#### Task instructions
Say how many lines of the material below contain the word "this", with no other words.

## begin Supplied records

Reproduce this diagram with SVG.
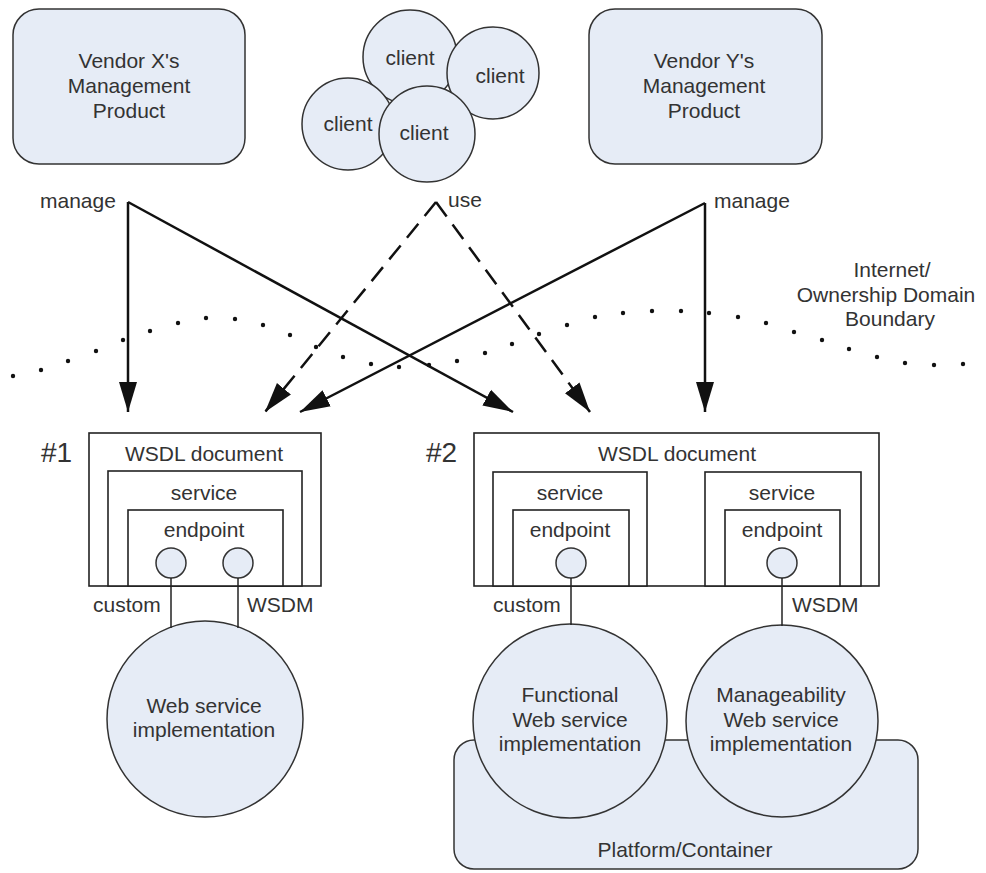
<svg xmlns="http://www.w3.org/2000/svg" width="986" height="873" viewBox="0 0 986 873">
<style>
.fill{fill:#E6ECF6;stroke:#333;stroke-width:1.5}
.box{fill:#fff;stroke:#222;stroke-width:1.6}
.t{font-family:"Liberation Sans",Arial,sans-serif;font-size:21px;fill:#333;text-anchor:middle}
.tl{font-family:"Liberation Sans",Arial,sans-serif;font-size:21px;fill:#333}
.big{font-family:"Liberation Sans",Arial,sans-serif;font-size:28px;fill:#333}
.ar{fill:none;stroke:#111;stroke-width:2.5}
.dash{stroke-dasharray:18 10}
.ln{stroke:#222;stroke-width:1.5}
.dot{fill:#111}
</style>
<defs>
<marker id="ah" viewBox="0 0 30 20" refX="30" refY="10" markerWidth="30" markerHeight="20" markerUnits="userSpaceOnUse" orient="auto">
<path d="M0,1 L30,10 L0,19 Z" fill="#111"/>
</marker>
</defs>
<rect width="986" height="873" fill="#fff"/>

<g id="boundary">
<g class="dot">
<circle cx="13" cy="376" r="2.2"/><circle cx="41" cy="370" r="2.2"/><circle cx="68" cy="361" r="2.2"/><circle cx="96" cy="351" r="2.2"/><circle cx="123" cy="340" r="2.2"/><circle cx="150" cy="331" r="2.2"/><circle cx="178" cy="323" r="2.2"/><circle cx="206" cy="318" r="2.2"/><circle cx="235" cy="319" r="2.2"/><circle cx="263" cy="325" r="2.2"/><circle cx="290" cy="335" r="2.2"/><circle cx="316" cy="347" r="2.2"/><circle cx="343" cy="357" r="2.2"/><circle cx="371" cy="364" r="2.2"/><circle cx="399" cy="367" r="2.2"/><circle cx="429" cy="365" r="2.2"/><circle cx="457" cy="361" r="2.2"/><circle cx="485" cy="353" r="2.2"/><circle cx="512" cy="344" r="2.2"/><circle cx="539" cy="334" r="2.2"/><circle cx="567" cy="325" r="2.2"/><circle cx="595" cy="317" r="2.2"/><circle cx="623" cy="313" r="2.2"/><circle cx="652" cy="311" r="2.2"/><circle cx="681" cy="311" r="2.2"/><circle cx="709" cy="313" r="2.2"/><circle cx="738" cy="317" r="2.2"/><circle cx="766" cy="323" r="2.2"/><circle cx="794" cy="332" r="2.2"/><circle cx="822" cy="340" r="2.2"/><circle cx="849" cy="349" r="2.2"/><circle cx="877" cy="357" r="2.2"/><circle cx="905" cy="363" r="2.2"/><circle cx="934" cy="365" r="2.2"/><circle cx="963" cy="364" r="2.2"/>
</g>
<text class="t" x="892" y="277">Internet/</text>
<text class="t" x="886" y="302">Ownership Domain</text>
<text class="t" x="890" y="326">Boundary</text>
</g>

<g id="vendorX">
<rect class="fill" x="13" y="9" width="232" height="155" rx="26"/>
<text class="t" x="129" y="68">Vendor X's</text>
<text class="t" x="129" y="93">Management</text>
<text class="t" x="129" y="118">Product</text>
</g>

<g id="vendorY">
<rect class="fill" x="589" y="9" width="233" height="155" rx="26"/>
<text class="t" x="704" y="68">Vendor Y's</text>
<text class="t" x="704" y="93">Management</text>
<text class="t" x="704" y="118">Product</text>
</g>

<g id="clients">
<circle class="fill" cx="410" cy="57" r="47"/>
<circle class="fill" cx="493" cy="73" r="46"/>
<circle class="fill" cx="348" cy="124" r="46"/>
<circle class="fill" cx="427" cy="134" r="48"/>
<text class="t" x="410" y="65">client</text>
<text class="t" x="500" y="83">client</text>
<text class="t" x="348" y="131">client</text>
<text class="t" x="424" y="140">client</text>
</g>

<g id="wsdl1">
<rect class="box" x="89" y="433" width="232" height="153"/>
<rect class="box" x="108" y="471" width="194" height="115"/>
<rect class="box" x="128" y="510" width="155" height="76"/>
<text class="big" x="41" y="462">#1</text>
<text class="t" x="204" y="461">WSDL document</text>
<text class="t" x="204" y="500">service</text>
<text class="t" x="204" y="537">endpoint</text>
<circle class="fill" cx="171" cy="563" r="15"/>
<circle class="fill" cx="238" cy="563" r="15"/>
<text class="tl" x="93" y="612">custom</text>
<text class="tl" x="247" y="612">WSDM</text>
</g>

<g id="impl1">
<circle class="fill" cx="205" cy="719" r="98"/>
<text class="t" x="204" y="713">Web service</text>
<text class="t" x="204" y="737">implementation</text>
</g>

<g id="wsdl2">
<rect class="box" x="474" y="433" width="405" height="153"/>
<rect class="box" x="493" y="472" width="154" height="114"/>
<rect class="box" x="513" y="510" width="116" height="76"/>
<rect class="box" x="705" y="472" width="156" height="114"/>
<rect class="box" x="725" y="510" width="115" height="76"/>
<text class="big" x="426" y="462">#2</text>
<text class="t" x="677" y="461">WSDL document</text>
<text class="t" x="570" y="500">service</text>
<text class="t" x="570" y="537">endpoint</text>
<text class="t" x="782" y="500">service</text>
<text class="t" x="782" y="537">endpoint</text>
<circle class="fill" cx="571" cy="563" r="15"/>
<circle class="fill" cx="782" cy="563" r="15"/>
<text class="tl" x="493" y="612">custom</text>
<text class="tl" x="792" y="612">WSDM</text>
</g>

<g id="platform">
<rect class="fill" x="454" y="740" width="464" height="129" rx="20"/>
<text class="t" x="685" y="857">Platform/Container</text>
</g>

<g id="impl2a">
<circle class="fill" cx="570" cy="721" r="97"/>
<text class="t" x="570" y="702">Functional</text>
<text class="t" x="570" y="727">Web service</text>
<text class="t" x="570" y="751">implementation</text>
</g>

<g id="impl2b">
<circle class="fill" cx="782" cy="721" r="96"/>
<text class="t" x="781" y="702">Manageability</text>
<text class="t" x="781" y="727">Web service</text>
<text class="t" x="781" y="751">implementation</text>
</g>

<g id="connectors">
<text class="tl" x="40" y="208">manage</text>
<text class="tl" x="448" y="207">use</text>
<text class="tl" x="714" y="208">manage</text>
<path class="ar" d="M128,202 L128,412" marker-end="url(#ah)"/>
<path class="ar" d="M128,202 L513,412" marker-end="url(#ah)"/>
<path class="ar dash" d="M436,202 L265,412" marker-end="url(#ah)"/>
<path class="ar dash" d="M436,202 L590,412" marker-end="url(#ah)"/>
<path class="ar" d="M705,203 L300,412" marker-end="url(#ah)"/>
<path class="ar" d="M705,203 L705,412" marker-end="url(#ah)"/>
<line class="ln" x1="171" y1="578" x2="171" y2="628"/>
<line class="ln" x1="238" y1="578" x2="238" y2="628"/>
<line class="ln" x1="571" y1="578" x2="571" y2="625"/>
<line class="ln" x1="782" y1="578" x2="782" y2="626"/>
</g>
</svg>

## end Supplied records
## begin Supplied records

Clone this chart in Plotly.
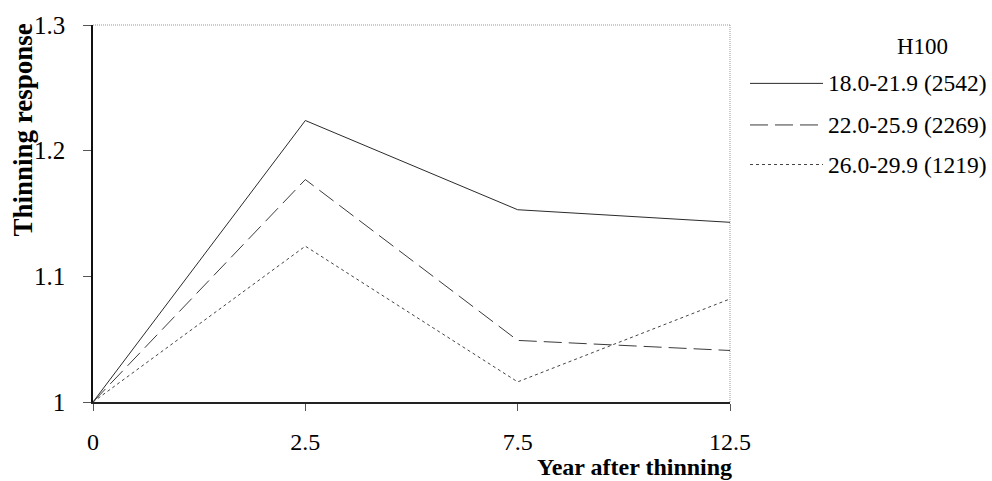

## end Supplied records

#### Solution
2